Momentum and Past Initiatives

Support within the Commission and parts of the European Parliament is strong and visible. The 28th regime is included in the Commission’s 2026 work programme, with a legislative proposal scheduled for March 2026.

But the EU’s track record here is mixed. Attempts to harmonise corporate law have failed, such as the European Company (SE) (already in its third decade of existence), European Private Company (a 2008 initiative that was withdrawn due to little political support), or Single-Member Company (an initiative that still exists technically on EU institutions’ agenda). This occurs although EU Institutions themselves have highlighted that there is legal basis in the EU’s founding treaties for a wide alignment on multiple topics even outside corporate law, such as labour law, taxation, or insolvency. 

When Can We Expect EU-Inc to Become a Reality?

After the formal proposal in March 2026, the ordinary legislative procedure could take at least a couple of years before the regime is adopted. Following adoption, further technical work and coordination with member states would be required before EU-Inc becomes a practical tool.

As part of the legislative process, as parts of the initial proposal might be rooted in domestic law, pushback from Member States is likely where EU-Inc overlaps perceived sovereign domains.

EU-Inc’s success also hinges on EU institutions’ ability to build and manage a centralised digital infrastructure, the likes of which would be required to function across 27 jurisdictions.
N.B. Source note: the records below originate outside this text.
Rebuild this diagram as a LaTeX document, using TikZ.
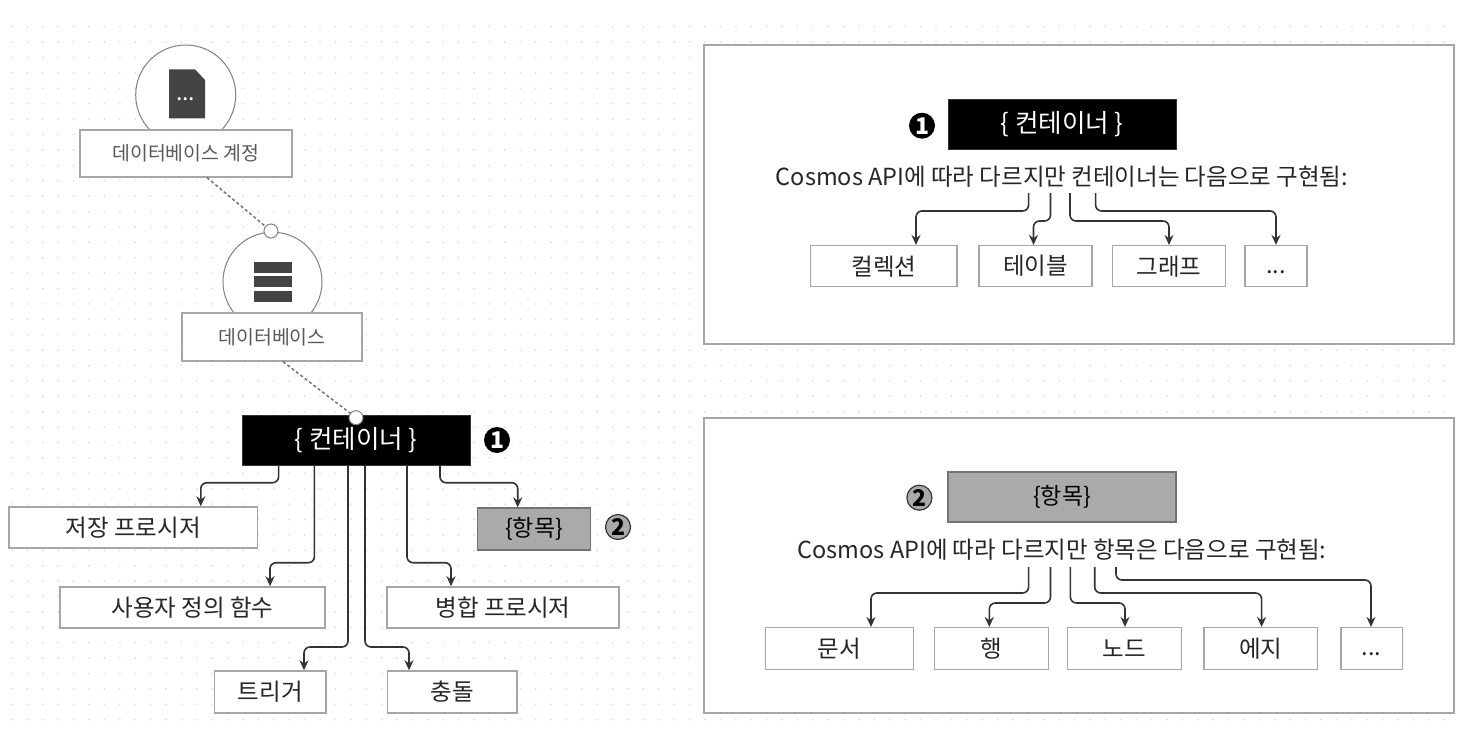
\documentclass[tikz,border=0pt]{standalone}
\usepackage{fontspec}
\setmainfont{Noto Sans CJK KR}
\usetikzlibrary{arrows.meta}
\definecolor{dotc}{HTML}{DEDEDE}
\definecolor{edgec}{HTML}{A6A6A6}
\definecolor{linec}{HTML}{333333}
\definecolor{iconc}{HTML}{444444}
\definecolor{itemc}{HTML}{AAAAAA}
\tikzset{
  lbl/.style={draw=edgec,line width=1.5pt,fill=white,inner sep=0pt,text=black!85,font=\fontsize{23.5}{26}\selectfont},
  toplbl/.style={draw=edgec,line width=1.3pt,fill=white,inner sep=0pt,text=black!65,font=\fontsize{19.4}{22}\selectfont},
  contbox/.style={fill=black,draw=black!80,line width=1pt,inner sep=0pt,text=white,font=\fontsize{25.5}{28}\selectfont},
  itembox/.style={fill=itemc,draw=black!55,line width=1.3pt,inner sep=0pt,text=black,font=\fontsize{23}{26}\selectfont},
  bigcirc/.style={circle,draw=black!50,line width=1pt,fill=white,minimum size=#1,inner sep=0pt},
  joint/.style={circle,draw=black!50,line width=1pt,fill=white,minimum size=14pt,inner sep=0pt},
  numa/.style={circle,fill=black,text=white,minimum size=26pt,inner sep=0pt,font=\fontsize{23}{24}\bfseries\selectfont},
  numb/.style={circle,fill=itemc,draw=black!80,line width=1.2pt,text=black,minimum size=25pt,inner sep=0pt,font=\fontsize{23}{24}\bfseries\selectfont},
  panel/.style={draw=edgec,line width=1.5pt,fill=white,inner sep=0pt},
  body/.style={inner sep=0pt,text=black!85,font=\fontsize{23.5}{26}\selectfont},
  conn/.style={draw=linec,line width=1.6pt,rounded corners=6pt,-{Stealth[length=10pt,width=9pt]}},
  dotline/.style={draw=black!55,line width=1.5pt,dash pattern=on 3pt off 2.5pt},
  icon/.style={fill=iconc,draw=none}
}
% box from x1,y1 to x2,y2
\newcommand{\bx}[7]{\node[#1,minimum width=#4pt-#3pt,minimum height=#6pt-#5pt] (#2) at ({(#3+#4)/2},{(#5+#6)/2}) {#7};}
% source, start x, bend y, target x, target
\newcommand{\conn}[5]{\draw[conn] (#1.south -| #2,0) -- (#2,#3) -- (#4,#3) -- (#5.north -| #4,0);}
\newcommand{\lowdots}{\smash{\raisebox{-7pt}{...}}}
\begin{document}
\begin{tikzpicture}[x=1pt,y=-1pt]
\useasboundingbox (0,0) rectangle (1458,734);
\fill[white] (0,0) rectangle (1458,734);
% dotted grid
\foreach \i in {0,...,94}{\foreach \j in {0,...,45}{
  \fill[dotc] ({12+15.4*\i},{26.7+15.4*\j}) circle (1pt);}}

% circles and icons
\node[bigcirc=100pt] (c1) at (185.7,95) {};
\node[bigcirc=99pt] (c2) at (272.5,281.7) {};
\fill[icon] (169,69.3) -- (195,69.3) -- (205,80) -- (205,118.3) -- (169,118.3) -- cycle;
\node[inner sep=0pt,text=white,font=\fontsize{23}{23}\selectfont] (docdots) at (185.7,99) {...};
\fill[icon] (254,261.7) rectangle (291.7,272.7);
\fill[icon] (254,276.3) rectangle (291.7,286.7);
\fill[icon] (254,290.7) rectangle (291.7,302);

\bx{toplbl}{acct}{80}{292}{130}{177}{데이터베이스 계정}
\bx{toplbl}{db}{182}{362}{313}{361}{데이터베이스}
\bx{contbox}{cont}{242}{470}{415}{465}{\{ 컨테이너 \}}

\node[joint] (j1) at (271,231) {};
\node[joint] (j2) at (356,417.7) {};
\draw[dotline] (acct.south -| 207,0) -- (j1);
\draw[dotline] (db.south -| 283,0) -- (j2);

% left hierarchy
\bx{lbl}{save}{9}{257.5}{507}{548}{저장 프로시저}
\bx{itembox}{item}{477.7}{590.5}{508}{550}{\{항목\}}
\bx{lbl}{udf}{60}{325}{587}{628}{사용자 정의 함수}
\bx{lbl}{merge}{387}{619}{587}{628}{병합 프로시저}
\bx{lbl}{trig}{214.6}{326}{671}{713}{트리거}
\bx{lbl}{conf}{387.6}{517}{671}{713}{충돌}
\node[numa] (n1) at (497,440) {1};
\node[numb] (n2) at (618,527) {2};

\conn{cont}{278.6}{482.7}{200.8}{save}
\conn{cont}{314.4}{562.7}{270}{udf}
\conn{cont}{348}{647}{304}{trig}
\conn{cont}{365}{647}{409}{conf}
\conn{cont}{407}{562.7}{451}{merge}
\conn{cont}{440}{482.7}{517.7}{item}

% upper panel
\bx{panel}{p1}{704}{1454}{45}{344}{}
\bx{contbox}{cont2}{948}{1176}{99}{149}{\{ 컨테이너 \}}
\node[numa] (n3) at (922,125.7) {1};
\node[body,minimum height=28pt,text height=17pt,text depth=5pt] (t1) at (1062,179) {Cosmos API에 따라 다르지만 컨테이너는 다음으로 구현됨:};
\bx{lbl}{a1}{810.7}{957}{245.7}{286.7}{컬렉션}
\bx{lbl}{a2}{979}{1092}{245.7}{286.7}{테이블}
\bx{lbl}{a3}{1112.6}{1225.7}{245.7}{286.7}{그래프}
\bx{lbl}{a4}{1245}{1306.8}{245.7}{286.7}{\lowdots}
\conn{t1}{1028.6}{211}{916}{a1}
\conn{t1}{1050.5}{221}{1033.5}{a2}
\conn{t1}{1070}{221}{1169}{a3}
\conn{t1}{1095.6}{211}{1276}{a4}

% lower panel
\bx{panel}{p2}{704}{1454}{418}{713}{}
\bx{itembox}{item2}{948}{1176}{472}{522}{\{항목\}}
\node[numb] (n4) at (919.4,497.7) {2};
\node[body,minimum height=30pt,text height=17pt,text depth=5pt] (t2) at (1062,552) {Cosmos API에 따라 다르지만 항목은 다음으로 구현됨:};
\bx{lbl}{b1}{765.5}{913.6}{627.7}{669.3}{문서}
\bx{lbl}{b2}{934.5}{1048.5}{627.7}{669.3}{행}
\bx{lbl}{b3}{1067.5}{1181.5}{627.7}{669.3}{노드}
\bx{lbl}{b4}{1204}{1317.5}{627.7}{669.3}{에지}
\bx{lbl}{b5}{1340.8}{1402.5}{627.7}{669.3}{\lowdots}
\conn{t2}{1028.6}{593}{871}{b1}
\conn{t2}{1050.5}{603}{989.3}{b2}
\conn{t2}{1070.4}{603}{1125}{b3}
\conn{t2}{1094.7}{593}{1261.6}{b4}
\conn{t2}{1116}{580}{1371}{b5}
\end{tikzpicture}
\end{document}
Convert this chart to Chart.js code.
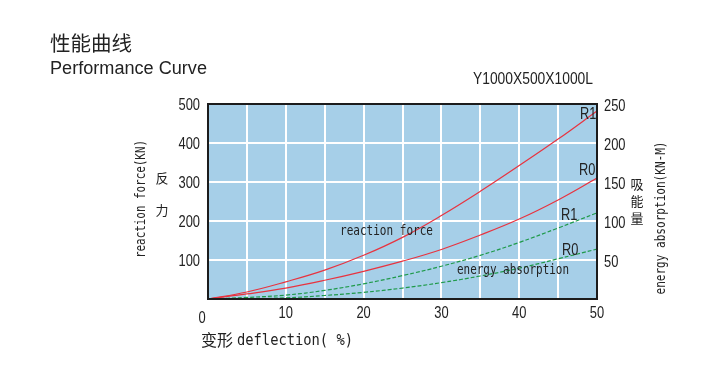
<!DOCTYPE html>
<html>
<head>
<meta charset="utf-8">
<script src="https://cdn.jsdelivr.net/npm/chart.js@4/dist/chart.umd.min.js"></script>
<style>
  body { margin: 0; background: #fff; }
  canvas { display: block; }
</style>
</head>
<body>
<canvas id="curveChart" width="724" height="368"></canvas>
<script>
// values
const deflection = [0, 5, 10, 15, 20, 25, 30, 35, 40, 45, 50];
const forceR1 = [0, 18, 44, 74, 112, 158, 214, 276, 342, 410, 482];
const forceR0 = [0, 13, 28, 48, 71, 97, 127, 164, 205, 254, 310];
const energyR1 = [0, 2, 5, 11, 19.5, 30, 42, 56, 72.5, 91, 110.5];
const energyR0 = [0, 0.5, 1.5, 4.5, 8.5, 14, 21, 29.5, 39.5, 51.5, 64];

const xTicks = [0, 10, 20, 30, 40, 50];
const forceTicks = [100, 200, 300, 400, 500];
const energyTicks = [50, 100, 150, 200, 250];

const CJK = '"Noto Sans CJK SC", sans-serif';
const SANS = '"Liberation Sans", Arial, sans-serif';
const MONO = '"DejaVu Sans Mono", monospace';

function points(ys) {
    return deflection.map((x, i) => ({ x: x, y: ys[i] }));
}

// draw text squeezed horizontally (scale) or fitted to a width
function txt(ctx, str, x, y, font, opts) {
    opts = opts || {};
    ctx.save();
    ctx.font = font;
    ctx.fillStyle = opts.color || '#222';
    ctx.textAlign = opts.align || 'left';
    ctx.textBaseline = opts.baseline || 'alphabetic';
    let sx = opts.scale || 1;
    if (opts.width) sx = opts.width / ctx.measureText(str).width;
    ctx.translate(x, y);
    if (opts.rotate) ctx.rotate(opts.rotate);
    ctx.scale(sx, 1);
    ctx.fillText(str, 0, 0);
    ctx.restore();
}

const decorPlugin = {
    id: 'decor',
    beforeDraw(chart) {
        const { ctx, chartArea: a } = chart;
        ctx.save();
        ctx.fillStyle = '#a6cfe8';
        ctx.fillRect(a.left, a.top, a.right - a.left, a.bottom - a.top);
        ctx.restore();
    },
    afterDatasetsDraw(chart) {
        const { ctx, chartArea: a } = chart;
        ctx.save();
        ctx.strokeStyle = '#1c1c1c';
        ctx.lineWidth = 2;
        ctx.strokeRect(a.left, a.top, a.right - a.left, a.bottom - a.top);
        ctx.restore();
    },
    afterDraw(chart) {
        const ctx = chart.ctx;
        const sx = chart.scales.x, sy = chart.scales.y, sy2 = chart.scales.y2;
        const tickFont = '17px ' + SANS;

        // tick labels
        xTicks.forEach(v => {
            let px = sx.getPixelForValue(v), py = 313;
            if (v === 0) { px -= 6; py += 5; }
            txt(ctx, String(v), px, py, tickFont, { align: 'center', baseline: 'middle', scale: 0.76 });
        });
        forceTicks.forEach(v => {
            txt(ctx, String(v), 200, sy.getPixelForValue(v) + 1.5, tickFont, { align: 'right', baseline: 'middle', scale: 0.76 });
        });
        energyTicks.forEach(v => {
            txt(ctx, String(v), 604, sy2.getPixelForValue(v) + 2, tickFont, { align: 'left', baseline: 'middle', scale: 0.76 });
        });

        // titles
        txt(ctx, '性能曲线', 50, 51, '20px ' + CJK, { width: 82 });
        txt(ctx, 'Performance Curve', 50, 74, '18px ' + SANS, { width: 157 });
        txt(ctx, 'Y1000X500X1000L', 473, 84, '16px ' + SANS, { width: 120 });

        // axis titles
        txt(ctx, '变形', 201, 346, '16px ' + CJK, {});
        txt(ctx, 'deflection( %)', 237, 345, '15px ' + MONO, { width: 116 });
        txt(ctx, 'reaction force(KN)', 141, 199, '14px ' + MONO, { width: 118, align: 'center', baseline: 'middle', rotate: -Math.PI / 2 });
        txt(ctx, '反', 162, 178, '13px ' + CJK, { align: 'center', baseline: 'middle' });
        txt(ctx, '力', 162, 210, '13px ' + CJK, { align: 'center', baseline: 'middle' });
        txt(ctx, '吸', 637, 184, '13px ' + CJK, { align: 'center', baseline: 'middle' });
        txt(ctx, '能', 637, 201, '13px ' + CJK, { align: 'center', baseline: 'middle' });
        txt(ctx, '量', 637, 218, '13px ' + CJK, { align: 'center', baseline: 'middle' });
        txt(ctx, 'energy absorption(KN-M)', 661, 218, '14px ' + MONO, { width: 153, align: 'center', baseline: 'middle', rotate: -Math.PI / 2 });

        // curve labels
        txt(ctx, 'R1', 580, 119, '16px ' + SANS, { scale: 0.8 });
        txt(ctx, 'R0', 579, 175, '16px ' + SANS, { scale: 0.8 });
        txt(ctx, 'R1', 561, 220, '16px ' + SANS, { scale: 0.8 });
        txt(ctx, 'R0', 562, 255, '16px ' + SANS, { scale: 0.8 });
        txt(ctx, 'reaction force', 340, 235, '14px ' + MONO, { width: 93 });
        txt(ctx, 'energy absorption', 457, 274, '14px ' + MONO, { width: 112 });
    }
};

const redLine = { borderColor: '#e8333f', borderWidth: 1.2, pointRadius: 0, fill: false, tension: 0.4 };
const greenLine = { borderColor: '#1f9a4a', borderWidth: 1.2, borderDash: [4, 2], pointRadius: 0, fill: false, tension: 0.4 };

const gridWhite = { color: '#ffffff', lineWidth: 2, drawTicks: false };

const ctx = document.getElementById('curveChart').getContext('2d');
const chart = new Chart(ctx, {
    type: 'line',
    data: {
        datasets: [
            Object.assign({ label: 'reaction force R1', data: points(forceR1), yAxisID: 'y' }, redLine),
            Object.assign({ label: 'reaction force R0', data: points(forceR0), yAxisID: 'y' }, redLine),
            Object.assign({ label: 'energy absorption R1', data: points(energyR1), yAxisID: 'y2' }, greenLine),
            Object.assign({ label: 'energy absorption R0', data: points(energyR0), yAxisID: 'y2' }, greenLine)
        ]
    },
    plugins: [decorPlugin],
    options: {
        responsive: false,
        animation: false,
        devicePixelRatio: 1,
        layout: { padding: { top: 104, left: 0, right: 0, bottom: 0 } },
        plugins: { legend: { display: false }, tooltip: { enabled: false } },
        scales: {
            x: {
                type: 'linear', min: 0, max: 50,
                ticks: { stepSize: 5, display: false },
                grid: gridWhite,
                border: { display: false },
                afterFit(scale) { scale.height = 69; }
            },
            y: {
                position: 'left', min: 0, max: 500,
                ticks: { stepSize: 100, display: false },
                grid: gridWhite,
                border: { display: false },
                afterFit(scale) { scale.width = 208; }
            },
            y2: {
                position: 'right', min: 0, max: 250,
                ticks: { stepSize: 50, display: false },
                grid: { display: false, drawTicks: false },
                border: { display: false },
                afterFit(scale) { scale.width = 127; }
            }
        }
    }
});
</script>
</body>
</html>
The Reality To Which Founders and Investors Should Prepare

EU-Inc is framed as an optional regime, not a replacement of national legal forms. This optionality means that enforceability and uptake will depend heavily on how attractive and operational the new regime is in practice. Expected reduced administrative friction in incorporation and cross-border growth once EU-Inc is live shall be, most likely, balanced by issues such as tax treatment, labour compliance, and creditor rights that might still require national navigation.